Saber contar uma boa
história é uma das características que torna um escritor magistral. Nesse
quesito, poderíamos elencar milhares de autores e, certamente, entre eles,
estariam inúmeros russos. As traduções da literatura russa para o português
brasileiro eram feitas a partir dos textos em francês, o que acabava por se
perder muita coisa. Hoje elas já são feitas diretamente do russo, o que ajuda
bastante no aumento da qualidade dos textos traduzidos. É o caso do romance O mestre e Margarida, de Mikhail Bulgákov
(1891 – 1940), publicado no ano de 2009, pela editora Alfaguara/Objetiva. Nesse
caso, a tradução, diretamente do russo, ficou a critério de Zoia Prestes, tendo
sido revisada por Graziela Schneider e Irineu Franco Perpetuo.
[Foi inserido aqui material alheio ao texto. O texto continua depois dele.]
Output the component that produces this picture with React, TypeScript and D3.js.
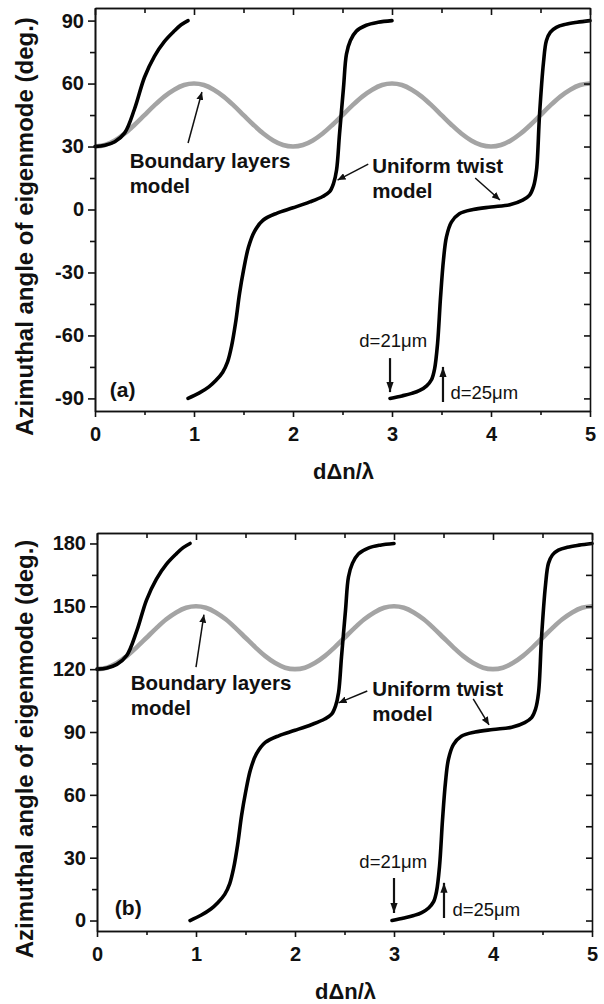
import { useEffect, useRef } from 'react';
import * as d3 from 'd3';

// grid of dΔn/λ values where the boundary-layer curves were read
const gridX = [0, 0.1, 0.2, 0.3, 0.4, 0.5, 0.6, 0.7, 0.8, 0.9, 1, 1.1, 1.2, 1.3, 1.4, 1.5, 1.6, 1.7, 1.8, 1.9, 2,
  2.1, 2.2, 2.3, 2.4, 2.5, 2.6, 2.7, 2.8, 2.9, 3, 3.1, 3.2, 3.3, 3.4, 3.5, 3.6, 3.7, 3.8, 3.9, 4,
  4.1, 4.2, 4.3, 4.4, 4.5, 4.6, 4.7, 4.8, 4.9, 5];

const boundaryA = [30, 30.7, 32.9, 36.2, 40.4, 45, 49.6, 53.8, 57.1, 59.3, 60, 59.3, 57.1, 53.8, 49.6, 45, 40.4, 36.2, 32.9, 30.7, 30,
  30.7, 32.9, 36.2, 40.4, 45, 49.6, 53.8, 57.1, 59.3, 60, 59.3, 57.1, 53.8, 49.6, 45, 40.4, 36.2, 32.9, 30.7, 30,
  30.7, 32.9, 36.2, 40.4, 45, 49.6, 53.8, 57.1, 59.3, 60];

const boundaryB = [120, 120.7, 122.9, 126.2, 130.4, 135, 139.6, 143.8, 147.1, 149.3, 150, 149.3, 147.1, 143.8, 139.6, 135, 130.4, 126.2, 122.9, 120.7, 120,
  120.7, 122.9, 126.2, 130.4, 135, 139.6, 143.8, 147.1, 149.3, 150, 149.3, 147.1, 143.8, 139.6, 135, 130.4, 126.2, 122.9, 120.7, 120,
  120.7, 122.9, 126.2, 130.4, 135, 139.6, 143.8, 147.1, 149.3, 150];

// uniform twist model, three branches per panel
const twistX1 = [0, 0.1, 0.2, 0.3, 0.4, 0.5, 0.6, 0.7, 0.8, 0.87, 0.94];
const twistX2 = [0.94, 1.05, 1.15, 1.22, 1.29, 1.34, 1.38, 1.42, 1.46, 1.5, 1.55, 1.61, 1.7, 1.84, 2.0, 2.17, 2.3, 2.37, 2.41, 2.44, 2.47, 2.51, 2.54, 2.58, 2.64, 2.74, 2.86, 3.0];
const twistX3 = [2.98, 3.1, 3.2, 3.28, 3.35, 3.4, 3.43, 3.46, 3.49, 3.52, 3.55, 3.6, 3.68, 3.82, 4.0, 4.19, 4.32, 4.39, 4.43, 4.46, 4.49, 4.53, 4.56, 4.6, 4.66, 4.75, 4.87, 5.0];

const twistA1 = [30, 30.6, 32.3, 36.5, 48, 63, 73, 80, 85, 88, 90];
const twistA2 = [-90, -87.5, -84.5, -81.5, -77.5, -72.5, -65, -54, -40, -29, -18, -10.5, -5, -1.7, 0.8, 3.6, 6.2, 8.5, 12.5, 18.8, 36, 58, 74, 80.5, 85, 87.8, 89.2, 90];
const twistA3 = [-90, -88.8, -87.6, -86.2, -84, -81, -76, -64, -42, -24, -13, -6, -2, 0, 1.2, 2.3, 4.5, 6.9, 11, 18.8, 45, 70, 80.5, 84.5, 86.8, 88.2, 89.2, 90];

const twistB1 = [120, 120.6, 122.3, 126.5, 138, 153, 163, 170, 175, 178, 180];
const twistB2 = [0, 2.5, 5.5, 8.5, 12.5, 17.5, 25, 36, 50, 61, 72, 79.5, 85, 88.3, 90.8, 93.6, 96.2, 98.5, 102.5, 108.8, 126, 148, 164, 170.5, 175, 177.8, 179.2, 180];
const twistB3 = [0, 1.2, 2.4, 3.8, 6, 9, 14, 26, 48, 66, 77, 84, 88, 90, 91.2, 92.3, 94.5, 96.9, 101, 108.8, 135, 160, 170.5, 174.5, 176.8, 178.2, 179.2, 180];

const xTicks = [0, 1, 2, 3, 4, 5];
const xMinor = [0.5, 1.5, 2.5, 3.5, 4.5];
const yTicksA = [-90, -60, -30, 0, 30, 60, 90];
const yMinorA = [-75, -45, -15, 15, 45, 75];
const yTicksB = [0, 30, 60, 90, 120, 150, 180];
const yMinorB = [15, 45, 75, 105, 135, 165];

const FONT = '"Liberation Sans", Arial, Helvetica, sans-serif';

const panels = [
  {
    left: 95, right: 590, top: 8, bottom: 411, yDomain: [-96, 96],
    boundary: boundaryA, twist: [[twistX1, twistA1], [twistX2, twistA2], [twistX3, twistA3]],
    yTicks: yTicksA, yMinor: yMinorA, tag: '(a)', tagAt: [0.15, -89.3],
    blText: [0.35, 19.7], blArrow: [[0.94, 31.7], [1.08, 56]],
    utText: [2.8, 17.4], utArrow1: [[2.76, 21.6], [2.45, 14]], utArrow2: [[3.84, 15], [4.09, 4.5]],
    d21Text: [2.67, -65.5], d21Arrow: [[2.98, -70.8], [2.98, -87]],
    d25Text: [3.59, -90.2], d25Arrow: [[3.515, -91.7], [3.515, -75]],
  },
  {
    left: 97, right: 592, top: 533, bottom: 931, yDomain: [-5, 185],
    boundary: boundaryB, twist: [[twistX1, twistB1], [twistX2, twistB2], [twistX3, twistB3]],
    yTicks: yTicksB, yMinor: yMinorB, tag: '(b)', tagAt: [0.18, 2.7],
    blText: [0.34, 110], blArrow: [[1.0, 121], [1.08, 146]],
    utText: [2.78, 107.2], utArrow1: [[2.73, 109.6], [2.44, 103.9]], utArrow2: [[3.8, 105.8], [3.96, 93.4]],
    d21Text: [2.65, 25.1], d21Arrow: [[3.0, 20.3], [3.0, 3.6]],
    d25Text: [3.59, 2.2], d25Arrow: [[3.505, 1.2], [3.505, 18]],
  },
];

function drawPanel(svg: any, p: any) {
  const x = d3.scaleLinear().domain([0, 5]).range([p.left, p.right]);
  const y = d3.scaleLinear().domain(p.yDomain).range([p.bottom, p.top]);
  const g = svg.append('g');

  const line = d3.line<[number, number]>()
    .x(d => x(d[0]))
    .y(d => y(d[1]))
    .curve(d3.curveCatmullRom.alpha(0.5));

  g.append('path')
    .datum(d3.zip(gridX, p.boundary))
    .attr('d', line)
    .attr('fill', 'none')
    .attr('stroke', '#a4a4a4')
    .attr('stroke-width', 4.6);

  p.twist.forEach(([xs, ys]: number[][]) => {
    g.append('path')
      .datum(d3.zip(xs, ys))
      .attr('d', line)
      .attr('fill', 'none')
      .attr('stroke', '#000')
      .attr('stroke-width', 3.6)
      .attr('stroke-linecap', 'round');
  });

  // axes: bottom (outward ticks), top/right (inward), left (outward)
  const styleAxis = (a: any) => {
    a.selectAll('path.domain').attr('stroke', '#111').attr('stroke-width', 1.6);
    a.selectAll('line').attr('stroke', '#111').attr('stroke-width', 1.6);
    a.selectAll('text')
      .attr('fill', '#111')
      .style('font-family', FONT)
      .style('font-weight', '700')
      .style('font-size', '20px');
  };
  const plain = (d: any) => String(d);

  const bottom = g.append('g').attr('transform', `translate(0,${p.bottom})`)
    .call(d3.axisBottom(x).tickValues(xTicks).tickSize(6).tickSizeOuter(0).tickPadding(10).tickFormat(plain));
  styleAxis(bottom);
  const bottomMinor = g.append('g').attr('transform', `translate(0,${p.bottom})`)
    .call(d3.axisBottom(x).tickValues(xMinor).tickSize(4).tickSizeOuter(0).tickFormat(() => ''));
  styleAxis(bottomMinor);

  const top = g.append('g').attr('transform', `translate(0,${p.top})`)
    .call(d3.axisTop(x).tickValues(xTicks).tickSize(-7).tickSizeOuter(0).tickFormat(() => ''));
  styleAxis(top);
  const topMinor = g.append('g').attr('transform', `translate(0,${p.top})`)
    .call(d3.axisTop(x).tickValues(xMinor).tickSize(-5).tickSizeOuter(0).tickFormat(() => ''));
  styleAxis(topMinor);

  const left = g.append('g').attr('transform', `translate(${p.left},0)`)
    .call(d3.axisLeft(y).tickValues(p.yTicks).tickSize(7).tickSizeOuter(0).tickPadding(4).tickFormat(plain));
  styleAxis(left);
  const leftMinor = g.append('g').attr('transform', `translate(${p.left},0)`)
    .call(d3.axisLeft(y).tickValues(p.yMinor).tickSize(5).tickSizeOuter(0).tickFormat(() => ''));
  styleAxis(leftMinor);

  const right = g.append('g').attr('transform', `translate(${p.right},0)`)
    .call(d3.axisRight(y).tickValues([...p.yTicks, ...p.yMinor]).tickSize(-6).tickSizeOuter(0).tickFormat(() => ''));
  styleAxis(right);

  // axis titles
  const midY = (p.top + p.bottom) / 2 + 17;
  g.append('text')
    .attr('transform', `translate(33,${midY}) rotate(-90)`)
    .attr('text-anchor', 'middle')
    .attr('fill', '#111')
    .style('font-family', FONT)
    .style('font-weight', '700')
    .style('font-size', '24px')
    .text('Azimuthal angle of eigenmode (deg.)');

  g.append('text')
    .attr('x', (p.left + p.right) / 2 + 1)
    .attr('y', p.bottom + 68)
    .attr('text-anchor', 'middle')
    .attr('fill', '#111')
    .style('font-family', FONT)
    .style('font-weight', '700')
    .style('font-size', '22px')
    .text('dΔn/λ');

  // annotations
  const label = (at: number[], txt: string, size: number, weight = '700', dy = 0) =>
    g.append('text')
      .attr('x', x(at[0]))
      .attr('y', y(at[1]) + dy)
      .attr('fill', '#111')
      .style('font-family', FONT)
      .style('font-weight', weight)
      .style('font-size', `${size}px`)
      .text(txt);

  const arrow = (pts: number[][], marker: string, w: number) =>
    g.append('line')
      .attr('x1', x(pts[0][0])).attr('y1', y(pts[0][1]))
      .attr('x2', x(pts[1][0])).attr('y2', y(pts[1][1]))
      .attr('stroke', '#111')
      .attr('stroke-width', w)
      .attr('marker-end', `url(#${marker})`);

  label(p.blText, 'Boundary layers', 20.5);
  label(p.blText, 'model', 20.5, '700', 25);
  arrow(p.blArrow, 'headSmall', 1.5);

  label(p.utText, 'Uniform twist', 20.5);
  label(p.utText, 'model', 20.5, '700', 25);
  arrow(p.utArrow1, 'headSmall', 1.5);
  arrow(p.utArrow2, 'headSmall', 1.5);

  label(p.tagAt, p.tag, 21);
  label(p.d21Text, 'd=21μm', 18.5, '400');
  label(p.d25Text, 'd=25μm', 18.5, '400');
  arrow(p.d21Arrow, 'headBig', 2.2);
  arrow(p.d25Arrow, 'headBig', 2.2);
}

export default function App() {
  const svgRef = useRef<SVGSVGElement>(null);

  useEffect(() => {
    document.body.style.margin = '0';
    const svg = d3.select(svgRef.current);
    svg.selectAll('*').remove();

    const defs = svg.append('defs');
    const addMarker = (id: string, len: number, half: number) => {
      defs.append('marker')
        .attr('id', id)
        .attr('markerUnits', 'userSpaceOnUse')
        .attr('viewBox', `0 ${-half} ${len} ${half * 2}`)
        .attr('refX', len)
        .attr('refY', 0)
        .attr('markerWidth', len)
        .attr('markerHeight', half * 2)
        .attr('orient', 'auto')
        .append('path')
        .attr('d', `M0,${-half}L${len},0L0,${half}Z`)
        .attr('fill', '#111');
    };
    addMarker('headSmall', 8, 3.5);
    addMarker('headBig', 10, 3.6);

    svg.append('rect').attr('width', 604).attr('height', 1004).attr('fill', '#fff');
    panels.forEach(p => drawPanel(svg, p));
  }, []);

  return <svg ref={svgRef} width={604} height={1004} style={{ display: 'block' }} />;
}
Em O mestre e Margarida, Bulgákov nada deixa a dever aos grandes
mestres russos da narrativa. A história, ou melhor, as histórias que são
contadas no decorrer do romance são resultado da arquitetura de uma narrativa
que traz em si toda uma constelação de elementos característicos da mais pura
prosa moderna.
A história trata de um
personagem pra lá de conhecido, o próprio diabo, e é ambientada na Moscou comunista dos anos de
1930, em pleno regime stalinista de perseguições, desaparecimentos e mortes. Na
comitiva de satanás, recém-chegado a Moscou, há uma feiticeira, um homem com monóculo rachado e um gato
negro de proporções fora do comum. A chegada do “ coisa ruim” começa a provocar
uma sucessão de acontecimentos pra lá de suspeitos. Algumas pessoas começam a
ser traídas pelos seus próprios instintos, desejos e ambições. Outras enlouquecem,
adoecem, somem ou morrem. É primavera em Moscou!
De forma extremamente
original, Bulgákov traça um panorama político-cultural da sociedade russa
submetida à mão de ferro de Stalin, na qual a liberdade escasseia e a população
come, desculpe o trocadilho, o pão que o diabo amassou. Bulgákov viu tudo isso
de muito perto, o que o deixou bastante insatisfeito. Sua crescente insatisfação,
explicitada por meio de sua obra, acabou por transformá-lo em inimigo do Estado,
passando a sofrer toda sorte de censura e perseguição.
Bulgákov era contista,
dramaturgo e romancista. Entre seus trabalhos tem-se: Os dias dos Turbin (1926), A
debandada (1927)e Molière (1936);
entre inúmeros outros. A perseguição a qual foi submetido o obrigou a escrever,
secretamente, aquela que viria a ser a
sua obra máxima: O mestre e Margarida,
publicada primeiramente em forma de fascículos, pela revista soviética Moskva,
entre novembro de 1966 e janeiro de 1967. Note-se que o autor já havia
morrido no ano de 1940, mas a censura imposta à sua pessoa e à sua obra não
permitiu que o livro viesse à tona mais cedo.
Mikhail Bulgákov |
Na constituição de seu
romance, Bulgákov lança mãos dos recursos da sátira, como forma de denunciar a
vida sob o regime stalinista. Woland, o diabo, é temido por todos. Um mínimo
gesto seu é o suficiente para que um homem seja decapitado, considerado insano
e, logo, perca sua liberdade. Na Moscou de Woland, a cultura e as arte são uma ameaça. A literatura, um crime de
lesa pátria. Os artistas, subversivos. O amor, proibido. O
séquito do demônio não tem aparente controle. Não teme ninguém, a não ser o
mestre.
Como obra aberta, muitas
são as leituras que podem ser feitas a partir da obra O mestre e Margarida. No decorrer da narrativa, diversos são as
temáticas trazidas à tona. Entre tantas: o
bem, o mal, a bondade, o amor, a liberdade e a covardia. A maestria de
Bulgákov se mostra de várias maneiras, como na construção de um romance dentro
do romance; assim como na criação de diálogos e imagens, quando se contrapõem
personagens como Jesus, Pôncio Pilatos e o diabo, ou quando são colocadas lado
a lado as cidades de Moscou e Jerusalém.
Woland, o diabo, seria
uma representação de Stálin? Seu séquito aterrorizador seria sua polícia
política? Não temos como afirmar isso. O máximo que podemos dizer, e nisso
Jesus e o diabo concordam conosco, é que não existe nem o bem nem o mal, pois
nada é absoluto. E, das fraquezas humanas, a pior é a covardia.
E se numa primavera qualquer, lhe chegarem e disserem algo como: “Please, allow me to introduce myself/I’m a man of wealth and taste...”. Sugiro que você não dê atenção, pois pode ser aquela “parte da força que eternamente deseja o mal e eternamente faz o bem”. Em caso de dúvida, como está dito no primeiro capítulo do romance de Bulgákov: “Nunca falem com estranhos”.